The task:
From the entries below, copy out every line with "this" in it.

Supplied data:
######
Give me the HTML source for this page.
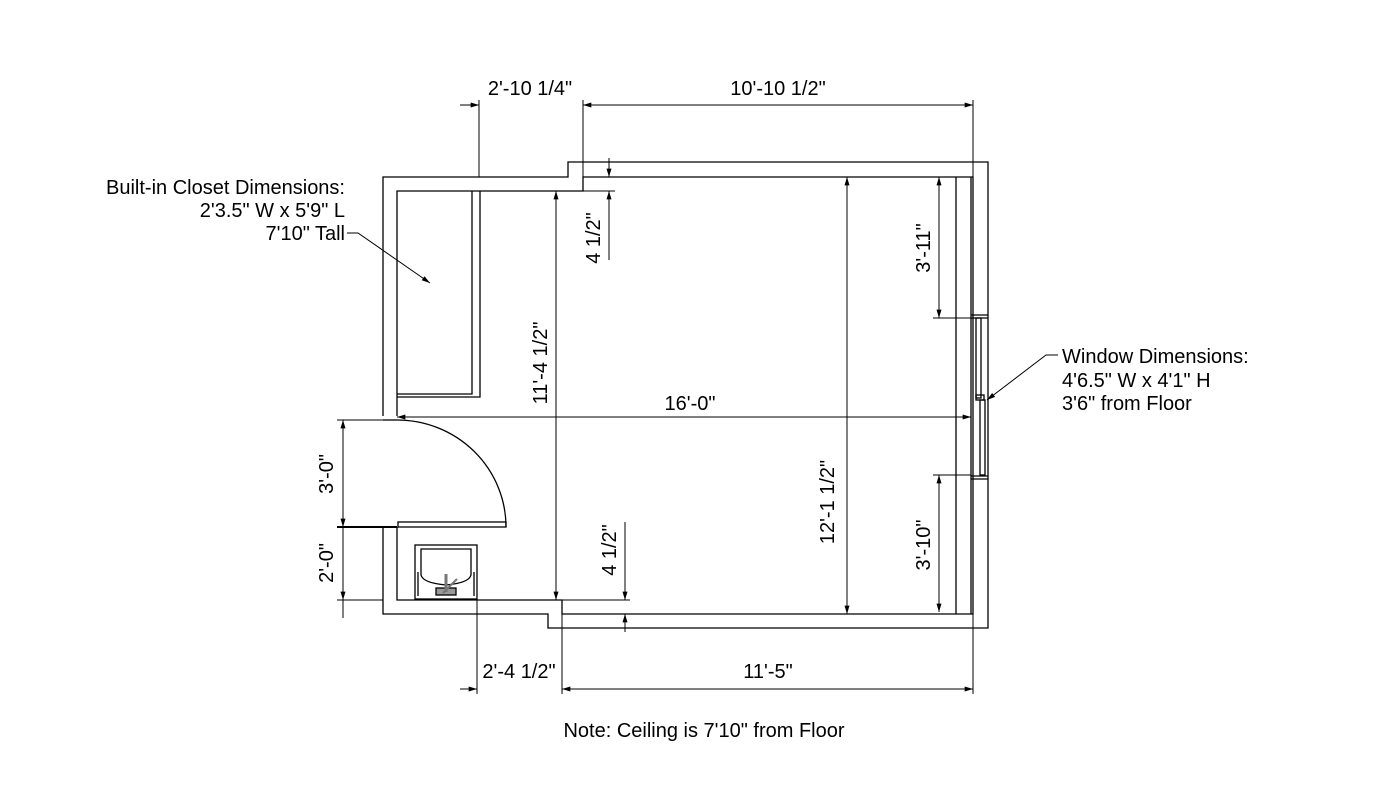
<!DOCTYPE html>
<html><head><meta charset="utf-8"><style>
html,body{margin:0;padding:0;background:#fff}
svg{display:block}
text{font-family:"Liberation Sans",Arial,sans-serif;font-size:20px;fill:#000}
</style></head><body>
<svg width="1382" height="805" viewBox="0 0 1382 805" xmlns="http://www.w3.org/2000/svg">
<defs>
<marker id="a" viewBox="0 0 10 6" refX="10" refY="3" markerWidth="9" markerHeight="5" markerUnits="userSpaceOnUse" orient="auto-start-reverse"><path d="M0,0L10,3L0,6z" fill="#000"/></marker>
</defs>
<g stroke="#000" stroke-width="1.3" fill="none">
<polyline points="383,416 383,177 568,177 568,162 988,162 988,628 548,628 548,614 383,614 383,527"/>
<polyline points="397,416 397,191 583,191 583,177 973,177 973,614 562,614 562,600 397,600 397,527"/>
<line x1="956" y1="177" x2="956" y2="614"/>
<line x1="971" y1="177" x2="971" y2="614"/>
<polyline points="397,394 472,394 472,191"/>
<polyline points="397,397 480,397 480,191"/>
<line x1="383" y1="420" x2="397" y2="420"/>
<path d="M397,420 A109,107 0 0 1 506,527"/>
<rect x="398" y="522" width="108" height="5"/>
<line x1="337" y1="527" x2="397" y2="527" stroke-width="2"/>
<rect x="415" y="545" width="62" height="54"/>
<path d="M421,549 h50 v26 q-2,8 -25,10 q-23,-2 -25,-10 z"/>
<line x1="418" y1="572" x2="418" y2="596"/><line x1="474" y1="572" x2="474" y2="596"/>
<rect x="436" y="588" width="20" height="7" fill="#999"/>
<line x1="446" y1="574" x2="446" y2="592" stroke="#777" stroke-width="3"/>
<line x1="443" y1="593" x2="457" y2="579" stroke="#777" stroke-width="2"/>
<line x1="971" y1="315" x2="988" y2="315"/><line x1="971" y1="318" x2="988" y2="318"/>
<line x1="971" y1="476" x2="988" y2="476"/><line x1="971" y1="479" x2="988" y2="479"/>
<rect x="976" y="318" width="5" height="80"/>
<rect x="976" y="395" width="8" height="5"/>
<rect x="980" y="400" width="5" height="75"/>
</g>
<g stroke="#000" stroke-width="1">
<line x1="479" y1="100" x2="479" y2="177"/>
<line x1="583" y1="100" x2="583" y2="191"/>
<line x1="973" y1="100" x2="973" y2="177"/>
<line x1="460" y1="105" x2="479" y2="105" marker-end="url(#a)"/>
<line x1="583" y1="105" x2="973" y2="105" marker-start="url(#a)" marker-end="url(#a)"/>
<line x1="477" y1="600" x2="477" y2="694"/>
<line x1="562" y1="614" x2="562" y2="694"/>
<line x1="973" y1="614" x2="973" y2="694"/>
<line x1="460" y1="689" x2="477" y2="689" marker-end="url(#a)"/>
<line x1="562" y1="689" x2="973" y2="689" marker-start="url(#a)" marker-end="url(#a)"/>
<line x1="556" y1="191" x2="556" y2="600" marker-start="url(#a)" marker-end="url(#a)"/>
<line x1="583" y1="191" x2="615" y2="191"/>
<line x1="609" y1="158" x2="609" y2="177" marker-end="url(#a)"/>
<line x1="609" y1="191" x2="609" y2="260" marker-start="url(#a)"/>
<line x1="562" y1="600" x2="630" y2="600"/>
<line x1="625" y1="522" x2="625" y2="600" marker-end="url(#a)"/>
<line x1="625" y1="614" x2="625" y2="632" marker-start="url(#a)"/>
<line x1="397" y1="417" x2="971" y2="417" marker-start="url(#a)" marker-end="url(#a)"/>
<line x1="847" y1="177" x2="847" y2="614" marker-start="url(#a)" marker-end="url(#a)"/>
<line x1="933" y1="318" x2="971" y2="318"/>
<line x1="933" y1="475" x2="971" y2="475"/>
<line x1="939" y1="177" x2="939" y2="318" marker-start="url(#a)" marker-end="url(#a)"/>
<line x1="939" y1="475" x2="939" y2="612" marker-start="url(#a)" marker-end="url(#a)"/>
<line x1="337" y1="420" x2="383" y2="420"/>
<line x1="337" y1="600" x2="383" y2="600"/>
<line x1="343" y1="420" x2="343" y2="527" marker-start="url(#a)" marker-end="url(#a)"/>
<line x1="343" y1="527" x2="343" y2="600" marker-end="url(#a)"/>
<line x1="343" y1="600" x2="343" y2="618"/>
<polyline points="347,233 358,233 430,283" fill="none" marker-end="url(#a)"/>
<polyline points="1058,355 1046,355 987,400" fill="none" marker-end="url(#a)"/>
</g>
<g>
<text x="530" y="95" text-anchor="middle">2'-10 1/4"</text>
<text x="778" y="95" text-anchor="middle">10'-10 1/2"</text>
<text x="519" y="678" text-anchor="middle">2'-4 1/2"</text>
<text x="768" y="678" text-anchor="middle">11'-5"</text>
<text x="690" y="410" text-anchor="middle">16'-0"</text>
<text x="704" y="737" text-anchor="middle">Note: Ceiling is 7'10" from Floor</text>
<text x="345" y="194" text-anchor="end">Built-in Closet Dimensions:</text>
<text x="345" y="217" text-anchor="end">2'3.5" W x 5'9" L</text>
<text x="345" y="240" text-anchor="end">7'10" Tall</text>
<text x="1062" y="363">Window Dimensions:</text>
<text x="1062" y="387">4'6.5" W x 4'1" H</text>
<text x="1062" y="410">3'6" from Floor</text>
<text transform="translate(547,363) rotate(-90)" text-anchor="middle">11'-4 1/2"</text>
<text transform="translate(600,238) rotate(-90)" text-anchor="middle">4 1/2"</text>
<text transform="translate(616,550) rotate(-90)" text-anchor="middle">4 1/2"</text>
<text transform="translate(834,502) rotate(-90)" text-anchor="middle">12'-1 1/2"</text>
<text transform="translate(930,248) rotate(-90)" text-anchor="middle">3'-11"</text>
<text transform="translate(930,545) rotate(-90)" text-anchor="middle">3'-10"</text>
<text transform="translate(333,474) rotate(-90)" text-anchor="middle">3'-0"</text>
<text transform="translate(333,563) rotate(-90)" text-anchor="middle">2'-0"</text>
</g>
</svg>
</body></html>
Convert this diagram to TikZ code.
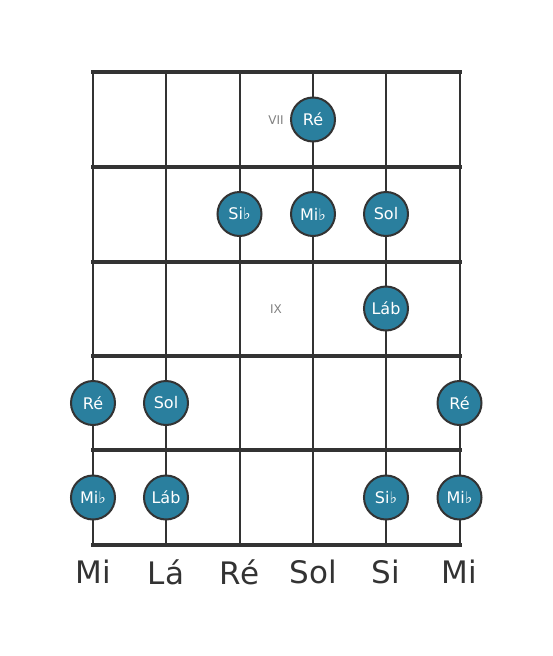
\documentclass[tikz,border=0pt]{standalone}
\usepackage{fontspec}
\setmainfont{DejaVu Sans}
\definecolor{lineC}{HTML}{333333}
\definecolor{noteC}{HTML}{2A7F9E}
\definecolor{romC}{HTML}{808080}
\begin{document}
\begin{tikzpicture}[x=1pt,y=-1pt,
  fretline/.style={draw=lineC,line width=4pt},
  stringline/.style={draw=lineC,line width=2pt},
  note/.style={circle,fill=noteC,draw=lineC,line width=2pt,minimum size=44pt,inner sep=0pt,text=white,font=\fontsize{16}{16}\selectfont},
  roman/.style={text=romC,font=\fontsize{12}{12}\selectfont},
  strlabel/.style={text=lineC,font=\fontsize{31}{31}\selectfont}]
\useasboundingbox (0,0) rectangle (553,656);
\foreach \x [count=\i] in {93,166,239.5,313,386,459.5}{
  \coordinate (st\i) at (\x,72);
  \coordinate (sb\i) at (\x,545);
  \draw[stringline] (st\i) -- (sb\i);
}
\foreach \y [count=\j] in {72,167,261.5,356,450,545}{
  \coordinate (fl\j) at (93,\y);
  \coordinate (fr\j) at (459.5,\y);
  \draw[fretline,line cap=rect] (fl\j) -- (fr\j);
}
\node[roman] (r7) at (276,120.5) {VII};
\node[roman] (r9) at (276,309.5) {IX};
\node[note] (n1) at (313,119.5) {Ré};
\node[note] (n2) at (239.5,214) {Si♭};
\node[note] (n3) at (313,214) {Mi♭};
\node[note] (n4) at (386,214) {Sol};
\node[note] (n5) at (386,308.5) {Láb};
\node[note] (n6) at (93,403) {Ré};
\node[note] (n7) at (166,403) {Sol};
\node[note] (n8) at (459.5,403) {Ré};
\node[note] (n9) at (93,497.5) {Mi♭};
\node[note] (n10) at (166,497.5) {Láb};
\node[note] (n11) at (386,497.5) {Si♭};
\node[note] (n12) at (459.5,497.5) {Mi♭};
\foreach \x/\t [count=\k] in {93/Mi,166/Lá,239.5/Ré,313/Sol,386/Si,459.5/Mi}{
  \node[strlabel] (l\k) at (\x,572) {\t};
}
\end{tikzpicture}
\end{document}
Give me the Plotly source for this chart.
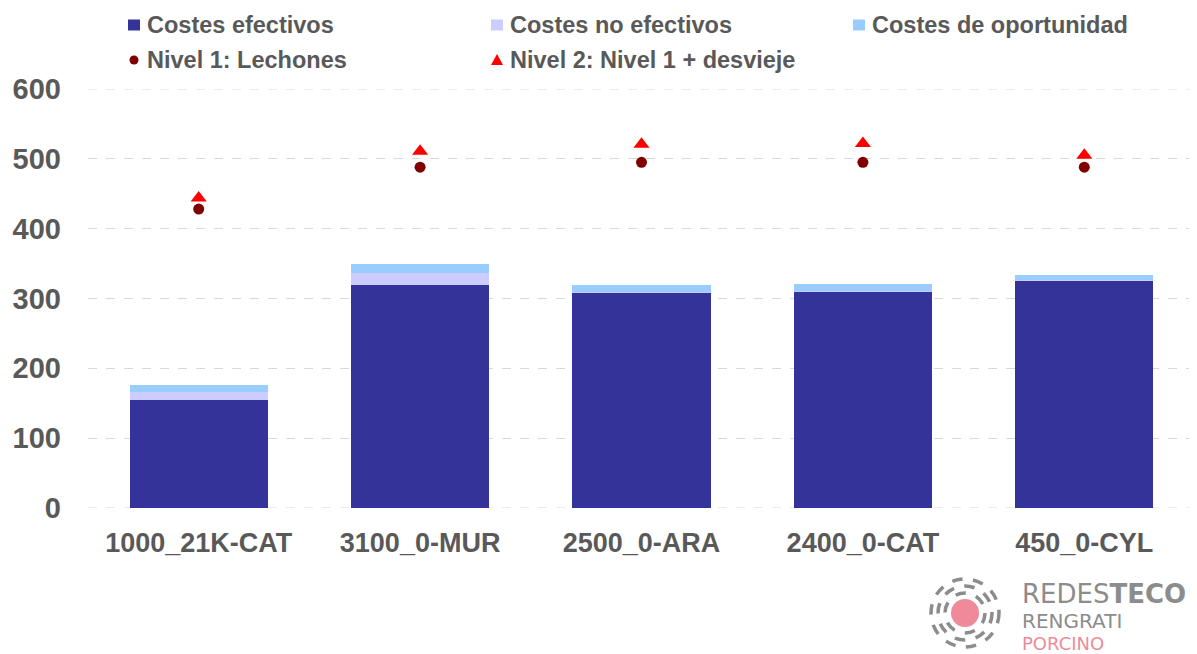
import plotly.graph_objects as go

categories = ["1000_21K-CAT", "3100_0-MUR", "2500_0-ARA", "2400_0-CAT", "450_0-CYL"]
costes_efectivos = [155, 319, 308, 310, 326]
costes_no_efectivos = [11, 18, 1, 1, 1]
costes_oportunidad = [10, 13, 10, 10, 7]
nivel1 = [428, 488, 495, 495, 488]
nivel2 = [444, 511, 521, 522, 505]
y_ticks = [0, 100, 200, 300, 400, 500, 600]

OFF = 8  # page body margin
W, H = 1197 - OFF, 654 - OFF
L, R, T, B = 88 - OFF, 2, 89 - OFF, 146
PW, PH = W - L - R, H - T - B

def px(x):
    # x given in page pixels
    return (x - OFF - L) / PW

def py(y):
    return (H - B - (y - OFF)) / PH

TXT = "#595959"
FONT = "Arial, Liberation Sans, sans-serif"
C_EF, C_NO, C_OP = "#333399", "#CCCCFF", "#99CCFF"
C_N1, C_N2 = "#800000", "#FF0000"
GRID = "#D9D9D9"

fig = go.Figure()
fig.add_bar(x=categories, y=costes_efectivos, name="Costes efectivos",
            marker=dict(color=C_EF, line=dict(width=0)), width=0.625, showlegend=False)
fig.add_bar(x=categories, y=costes_no_efectivos, name="Costes no efectivos",
            marker=dict(color=C_NO, line=dict(width=0)), width=0.625, showlegend=False)
fig.add_bar(x=categories, y=costes_oportunidad, name="Costes de oportunidad",
            marker=dict(color=C_OP, line=dict(width=0)), width=0.625, showlegend=False)
fig.add_scatter(x=categories, y=nivel1, mode="markers", name="Nivel 1: Lechones",
                marker=dict(symbol="circle", size=11, color=C_N1), showlegend=False)
fig.add_scatter(x=categories, y=nivel2, mode="markers", name="Nivel 2: Nivel 1 + desvieje",
                marker=dict(symbol="triangle-up", size=14, color=C_N2), showlegend=False)

shapes = []
annotations = []

# gridlines at the range edges (0 and 600)
for yv in (y_ticks[0], y_ticks[-1]):
    shapes.append(dict(type="line", xref="paper", yref="y", x0=0, x1=1, y0=yv, y1=yv,
                       line=dict(color=GRID, width=1, dash="dash"), layer="below"))

# manual legend
legend_items = [
    ("square", C_EF, "Costes efectivos", 134, 25),
    ("square", C_NO, "Costes no efectivos", 497, 25),
    ("square", C_OP, "Costes de oportunidad", 859, 25),
    ("circle", C_N1, "Nivel 1: Lechones", 134, 60),
    ("triangle", C_N2, "Nivel 2: Nivel 1 + desvieje", 497, 60),
]
for kind, col, label, cx, cy in legend_items:
    if kind == "square":
        shapes.append(dict(type="rect", xref="paper", yref="paper",
                           x0=px(cx - 6), x1=px(cx + 6), y0=py(cy + 5.5), y1=py(cy - 5.5),
                           fillcolor=col, line=dict(width=0)))
    elif kind == "circle":
        shapes.append(dict(type="circle", xref="paper", yref="paper",
                           x0=px(cx - 4.5), x1=px(cx + 4.5), y0=py(cy + 4.5), y1=py(cy - 4.5),
                           fillcolor=col, line=dict(width=0)))
    else:
        path = "M {} {} L {} {} L {} {} Z".format(px(cx - 6), py(cy + 5), px(cx + 6), py(cy + 5),
                                                px(cx), py(cy - 6))
        shapes.append(dict(type="path", xref="paper", yref="paper", path=path,
                           fillcolor=col, line=dict(width=0)))
    annotations.append(dict(text=label, xref="paper", yref="paper", x=px(cx + 11), y=py(cy),
                            xanchor="left", yanchor="middle", showarrow=False,
                            font=dict(family=FONT, size=23.5, color=TXT, weight="bold")))

# logo
lcx, lcy = 965, 613
for r, w in [(20, 3.5), (27, 3.5), (34, 3.5)]:
    shapes.append(dict(type="circle", xref="paper", yref="paper",
                       x0=px(lcx - r), x1=px(lcx + r), y0=py(lcy + r), y1=py(lcy - r),
                       line=dict(color="#8C8C8C", width=w, dash="dash")))
shapes.append(dict(type="circle", xref="paper", yref="paper",
                   x0=px(lcx - 14), x1=px(lcx + 14), y0=py(lcy + 14), y1=py(lcy - 14),
                   fillcolor="#EF8A9B", line=dict(width=0)))
LOGO_FONT = "DejaVu Sans, Open Sans, sans-serif"
annotations.append(dict(text="REDES<b>TECO</b>", xref="paper", yref="paper",
                        x=px(1020), y=py(594), xanchor="left", yanchor="middle", showarrow=False,
                        font=dict(family=LOGO_FONT, size=26, color="#8C8C8C")))
annotations.append(dict(text="RENGRATI", xref="paper", yref="paper",
                        x=px(1020), y=py(621), xanchor="left", yanchor="middle", showarrow=False,
                        font=dict(family=LOGO_FONT, size=20, color="#8C8C8C")))
annotations.append(dict(text="PORCINO", xref="paper", yref="paper",
                        x=px(1020), y=py(643), xanchor="left", yanchor="middle", showarrow=False,
                        font=dict(family=LOGO_FONT, size=18, color="#EF8A9B")))

fig.update_layout(
    width=W, height=H,
    margin=dict(l=L, r=R, t=T, b=B, autoexpand=False),
    barmode="stack",
    bargap=0.375,
    paper_bgcolor="white", plot_bgcolor="white",
    showlegend=False,
    shapes=shapes, annotations=annotations,
    font=dict(family=FONT, color=TXT),
)
fig.update_yaxes(range=[0, 600], tickvals=y_ticks, showgrid=True, gridcolor=GRID,
                 griddash="dash", gridwidth=1, zeroline=False, showline=False, ticks="",
                 ticklabelstandoff=26,
                 tickfont=dict(family=FONT, size=29, color=TXT, weight="bold"))
fig.update_xaxes(showgrid=False, showline=False, zeroline=False, ticks="",
                 ticklabelstandoff=16,
                 tickfont=dict(family=FONT, size=27, color=TXT, weight="bold"))

fig.write_html("out.html")
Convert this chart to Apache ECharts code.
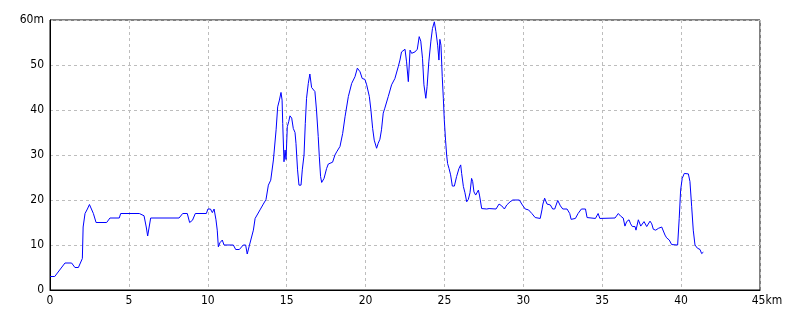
######
Result:
Give me the HTML source for this page.
Convert this diagram to TikZ code.
Give me the Plotly source for this chart.
Convert this chart to Apache ECharts code.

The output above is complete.